Repeat the material exactly from its first line to the line that includes "ax.set_ylim(0, 20)". Skip pictures.
##### Raw data #####
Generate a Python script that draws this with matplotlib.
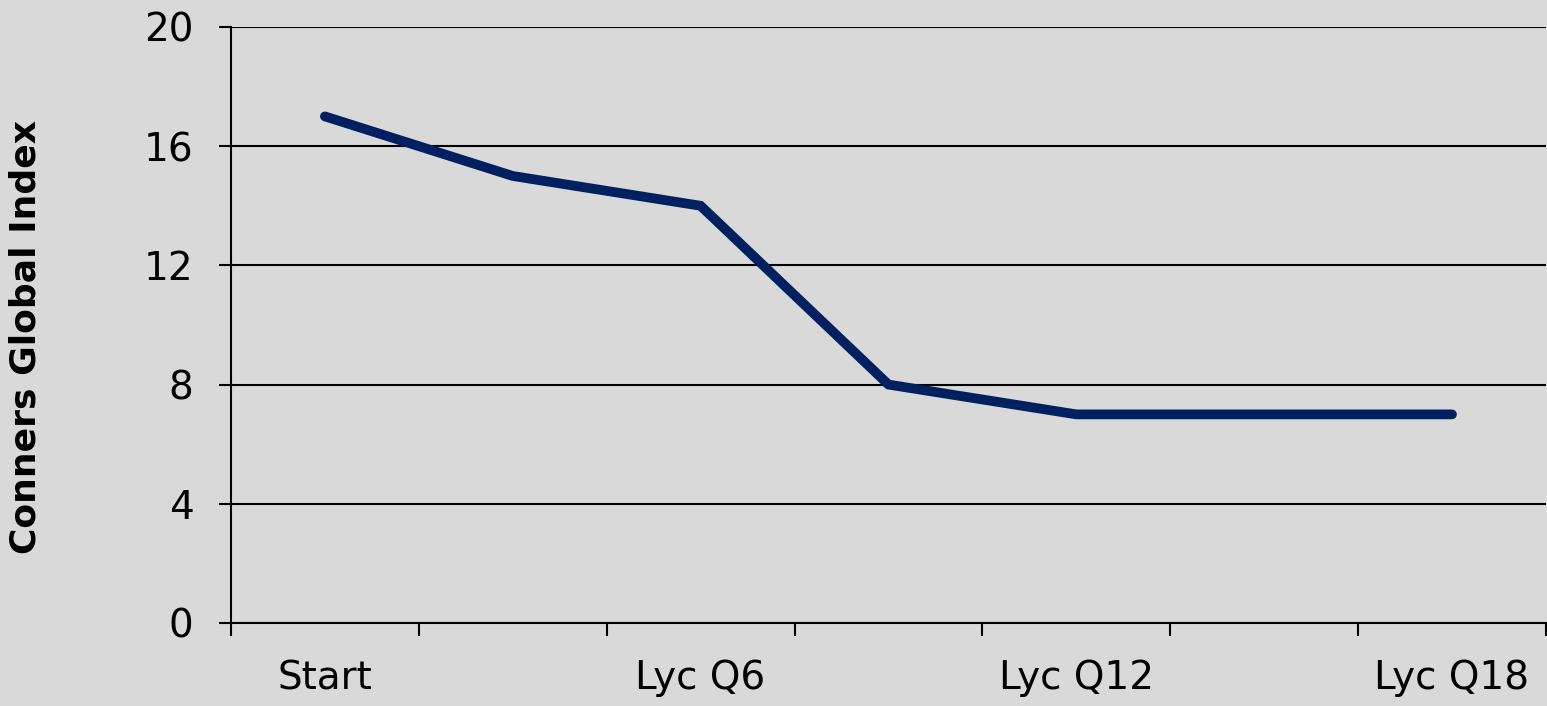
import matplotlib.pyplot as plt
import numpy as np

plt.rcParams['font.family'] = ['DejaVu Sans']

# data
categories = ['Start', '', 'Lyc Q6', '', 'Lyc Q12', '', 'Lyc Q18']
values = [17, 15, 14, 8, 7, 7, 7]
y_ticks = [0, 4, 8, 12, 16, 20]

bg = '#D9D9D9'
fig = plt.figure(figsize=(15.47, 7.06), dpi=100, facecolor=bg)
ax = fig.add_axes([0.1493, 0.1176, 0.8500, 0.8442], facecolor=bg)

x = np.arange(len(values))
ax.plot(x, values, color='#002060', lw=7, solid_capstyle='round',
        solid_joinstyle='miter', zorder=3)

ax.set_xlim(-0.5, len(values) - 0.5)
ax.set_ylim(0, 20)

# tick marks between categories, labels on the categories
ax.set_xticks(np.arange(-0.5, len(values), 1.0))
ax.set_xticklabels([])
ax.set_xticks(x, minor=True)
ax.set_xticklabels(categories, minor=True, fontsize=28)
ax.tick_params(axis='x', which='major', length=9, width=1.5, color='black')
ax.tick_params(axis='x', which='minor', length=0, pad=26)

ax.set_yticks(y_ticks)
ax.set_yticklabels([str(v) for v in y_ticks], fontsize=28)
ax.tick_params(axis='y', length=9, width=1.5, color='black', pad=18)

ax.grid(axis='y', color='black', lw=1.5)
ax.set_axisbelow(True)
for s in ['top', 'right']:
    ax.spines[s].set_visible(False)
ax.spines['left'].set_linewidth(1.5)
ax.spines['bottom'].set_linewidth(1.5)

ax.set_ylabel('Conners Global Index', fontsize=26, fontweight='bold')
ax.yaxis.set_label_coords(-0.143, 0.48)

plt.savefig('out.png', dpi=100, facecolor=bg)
#####
### Response to this task
Generate a Python script that draws this with matplotlib.
import matplotlib.pyplot as plt
import numpy as np

plt.rcParams['font.family'] = ['DejaVu Sans']

# data
categories = ['Start', '', 'Lyc Q6', '', 'Lyc Q12', '', 'Lyc Q18']
values = [17, 15, 14, 8, 7, 7, 7]
y_ticks = [0, 4, 8, 12, 16, 20]

bg = '#D9D9D9'
fig = plt.figure(figsize=(15.47, 7.06), dpi=100, facecolor=bg)
ax = fig.add_axes([0.1493, 0.1176, 0.8500, 0.8442], facecolor=bg)

x = np.arange(len(values))
ax.plot(x, values, color='#002060', lw=7, solid_capstyle='round',
        solid_joinstyle='miter', zorder=3)

ax.set_xlim(-0.5, len(values) - 0.5)
ax.set_ylim(0, 20)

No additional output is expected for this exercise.